U.S. economic growth will slow steadily in coming quarters after touching a four-year high in April-June, according to a Reuters poll of economists, who expect President Donald Trump's trade war to inflict damage.
Boosted in part by $1.5 trillion of tax cuts passed late last year, the U.S. economy expanded at an annualized rate of 4.1 percent in the second quarter, its strongest performance in nearly four years.
But the latest poll of more than 100 economists taken Aug. 13-21 showed they expect the U.S. economy to lose momentum and to end next year growing at less than half that rate.
The U.S. economy was forecast to grow 3 percent in the current quarter and 2.7 percent in the next, a slight upgrade from the previous poll.
But the short-term boost to growth from tax cuts was expected to wane. Economists trimmed their growth projections across most quarters next year leaving the outlook broadly unchanged and vulnerable to the trade conflict with China.

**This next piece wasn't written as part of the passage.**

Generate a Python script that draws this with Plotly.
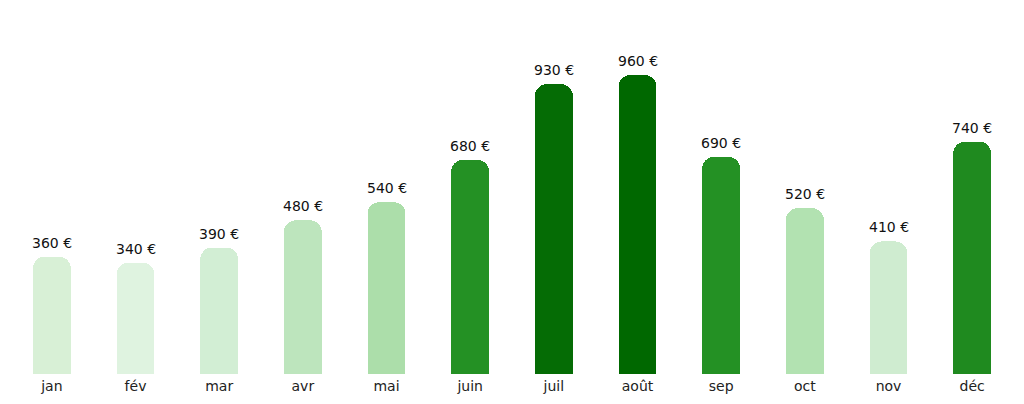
import plotly.graph_objects as go

months = ["jan", "fév", "mar", "avr", "mai", "juin", "juil", "août", "sep", "oct", "nov", "déc"]
revenue = [360, 340, 390, 480, 540, 680, 930, 960, 690, 520, 410, 740]
bar_colors = ["#d8f0d6", "#dff3e0", "#d2eed4", "#bde5bd", "#acdeaa", "#249124",
              "#056c05", "#006800", "#249124", "#b2e2b1", "#cfecd0", "#1f8a1f"]

# bars sit on a short foot below zero, like the original
foot = 28

fig = go.Figure()

fig.add_trace(go.Bar(
    x=months, y=[foot] * len(months), base=-foot,
    marker=dict(color=bar_colors, line=dict(width=0)),
    hoverinfo="skip",
))
fig.add_trace(go.Bar(
    x=months,
    y=revenue,
    marker=dict(color=bar_colors, cornerradius=12, line=dict(width=0)),
    hoverinfo="skip",
))

# value labels above each bar
for m, v in zip(months, revenue):
    fig.add_annotation(x=m, y=v, text=f"{v} €", showarrow=False,
                       yanchor="bottom", yshift=4,
                       font=dict(family="DejaVu Sans", size=14, color="#111"))

fig.update_layout(
    width=1008, height=388,
    margin=dict(l=2, r=2, t=12, b=22),
    paper_bgcolor="white", plot_bgcolor="white",
    barmode="stack",
    bargap=0.546,
    showlegend=False,
    font=dict(family="DejaVu Sans", size=14, color="#222"),
)
fig.update_xaxes(showgrid=False, showline=False, zeroline=False, ticks="",
                 ticklabelstandoff=2, tickfont=dict(size=14, color="#222"))
fig.update_yaxes(range=[-foot, 1142], visible=False)

fig.write_html("out.html")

"The trade measures taken by the U.S. so far and the retaliation by foreign governments will probably slow down the economy only marginally," noted Philip Marey, senior U.S. strategist at Rabobank.

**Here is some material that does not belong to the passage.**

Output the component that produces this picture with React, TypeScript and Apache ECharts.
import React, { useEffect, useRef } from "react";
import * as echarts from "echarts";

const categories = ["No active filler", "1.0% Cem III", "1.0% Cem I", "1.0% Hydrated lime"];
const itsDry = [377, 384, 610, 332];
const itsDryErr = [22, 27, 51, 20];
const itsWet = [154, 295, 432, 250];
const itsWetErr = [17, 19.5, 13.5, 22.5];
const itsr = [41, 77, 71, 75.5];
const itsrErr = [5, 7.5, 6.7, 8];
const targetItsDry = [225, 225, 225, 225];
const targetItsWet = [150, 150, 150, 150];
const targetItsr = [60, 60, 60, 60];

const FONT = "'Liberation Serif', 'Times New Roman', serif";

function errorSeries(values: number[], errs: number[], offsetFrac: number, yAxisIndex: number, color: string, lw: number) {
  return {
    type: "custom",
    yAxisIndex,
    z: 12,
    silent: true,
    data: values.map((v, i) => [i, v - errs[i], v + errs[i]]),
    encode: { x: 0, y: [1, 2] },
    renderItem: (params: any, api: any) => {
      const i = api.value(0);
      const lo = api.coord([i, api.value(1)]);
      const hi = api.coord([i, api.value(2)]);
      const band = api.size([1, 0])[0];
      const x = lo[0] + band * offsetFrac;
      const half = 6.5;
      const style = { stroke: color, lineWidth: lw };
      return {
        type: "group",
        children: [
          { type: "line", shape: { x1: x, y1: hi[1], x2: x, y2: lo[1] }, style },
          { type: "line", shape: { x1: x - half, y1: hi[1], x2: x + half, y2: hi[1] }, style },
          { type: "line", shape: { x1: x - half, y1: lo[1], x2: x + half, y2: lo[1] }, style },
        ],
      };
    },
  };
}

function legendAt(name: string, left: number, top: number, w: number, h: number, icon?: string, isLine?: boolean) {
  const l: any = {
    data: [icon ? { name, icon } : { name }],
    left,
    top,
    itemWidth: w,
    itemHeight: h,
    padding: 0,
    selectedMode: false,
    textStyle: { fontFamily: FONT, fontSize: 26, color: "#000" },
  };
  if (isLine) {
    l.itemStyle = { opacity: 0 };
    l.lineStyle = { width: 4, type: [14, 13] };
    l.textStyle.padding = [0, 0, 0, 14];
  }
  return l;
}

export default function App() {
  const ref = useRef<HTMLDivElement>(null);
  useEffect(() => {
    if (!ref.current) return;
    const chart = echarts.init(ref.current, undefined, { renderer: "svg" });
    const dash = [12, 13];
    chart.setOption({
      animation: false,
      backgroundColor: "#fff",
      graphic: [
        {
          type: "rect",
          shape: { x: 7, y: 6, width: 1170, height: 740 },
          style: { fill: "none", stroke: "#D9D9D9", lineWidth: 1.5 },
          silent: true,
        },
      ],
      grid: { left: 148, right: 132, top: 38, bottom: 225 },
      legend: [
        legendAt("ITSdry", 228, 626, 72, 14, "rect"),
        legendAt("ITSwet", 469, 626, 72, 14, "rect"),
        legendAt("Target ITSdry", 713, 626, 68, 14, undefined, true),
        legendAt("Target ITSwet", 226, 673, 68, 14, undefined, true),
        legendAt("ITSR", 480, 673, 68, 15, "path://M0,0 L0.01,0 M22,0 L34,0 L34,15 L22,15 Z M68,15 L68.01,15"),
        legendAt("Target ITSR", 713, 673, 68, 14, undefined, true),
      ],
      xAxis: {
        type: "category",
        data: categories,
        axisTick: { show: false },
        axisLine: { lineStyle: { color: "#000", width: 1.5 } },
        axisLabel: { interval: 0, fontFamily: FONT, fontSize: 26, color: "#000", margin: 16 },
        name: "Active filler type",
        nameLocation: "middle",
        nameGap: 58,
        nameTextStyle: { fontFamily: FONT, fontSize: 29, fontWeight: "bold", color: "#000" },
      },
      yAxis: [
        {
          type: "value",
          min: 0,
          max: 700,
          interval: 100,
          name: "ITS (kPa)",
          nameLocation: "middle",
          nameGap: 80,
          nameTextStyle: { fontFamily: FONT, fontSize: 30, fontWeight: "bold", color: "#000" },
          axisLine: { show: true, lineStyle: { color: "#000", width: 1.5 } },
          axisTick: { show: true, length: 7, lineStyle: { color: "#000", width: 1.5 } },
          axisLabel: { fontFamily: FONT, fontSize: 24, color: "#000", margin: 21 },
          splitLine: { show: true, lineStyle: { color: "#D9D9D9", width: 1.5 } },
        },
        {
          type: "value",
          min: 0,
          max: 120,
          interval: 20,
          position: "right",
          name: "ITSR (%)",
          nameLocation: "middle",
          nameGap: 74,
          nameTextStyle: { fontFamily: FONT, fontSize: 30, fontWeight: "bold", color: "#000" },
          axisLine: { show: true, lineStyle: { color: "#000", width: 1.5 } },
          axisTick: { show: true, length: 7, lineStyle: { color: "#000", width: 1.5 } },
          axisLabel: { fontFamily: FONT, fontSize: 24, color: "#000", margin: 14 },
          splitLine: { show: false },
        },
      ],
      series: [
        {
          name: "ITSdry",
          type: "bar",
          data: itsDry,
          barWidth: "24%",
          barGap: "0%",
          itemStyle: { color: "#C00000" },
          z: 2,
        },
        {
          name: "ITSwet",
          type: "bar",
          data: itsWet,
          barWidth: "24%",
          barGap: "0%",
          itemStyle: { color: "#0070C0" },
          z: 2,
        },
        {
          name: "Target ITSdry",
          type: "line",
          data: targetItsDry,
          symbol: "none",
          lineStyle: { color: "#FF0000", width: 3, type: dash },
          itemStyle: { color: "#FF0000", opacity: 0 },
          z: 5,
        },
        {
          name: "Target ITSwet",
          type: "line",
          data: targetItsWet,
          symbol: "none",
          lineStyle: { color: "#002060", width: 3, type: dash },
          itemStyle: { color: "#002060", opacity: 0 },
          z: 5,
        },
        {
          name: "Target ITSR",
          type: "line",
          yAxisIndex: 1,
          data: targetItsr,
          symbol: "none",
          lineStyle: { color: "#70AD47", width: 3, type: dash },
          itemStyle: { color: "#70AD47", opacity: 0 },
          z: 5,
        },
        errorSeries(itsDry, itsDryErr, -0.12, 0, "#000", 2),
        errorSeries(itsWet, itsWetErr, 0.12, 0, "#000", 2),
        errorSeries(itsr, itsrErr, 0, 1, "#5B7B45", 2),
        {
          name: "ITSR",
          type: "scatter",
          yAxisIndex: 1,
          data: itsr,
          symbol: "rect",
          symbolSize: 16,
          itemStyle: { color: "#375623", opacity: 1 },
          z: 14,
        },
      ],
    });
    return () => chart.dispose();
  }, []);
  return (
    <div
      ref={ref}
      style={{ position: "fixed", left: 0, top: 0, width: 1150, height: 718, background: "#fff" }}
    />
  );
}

"However, that could change in the case of a global trade war in which a range of foreign countries take protectionist measures aimed at the U.S., which is after all the party that is trying to change the status quo."
Nearly two-thirds of 56 economists who answered an extra question said they have considered the impact of Trump's expanding trade war in their U.S. growth predictions. That was a nearly identical proportion to a poll of economists covering the euro zone published on Wednesday.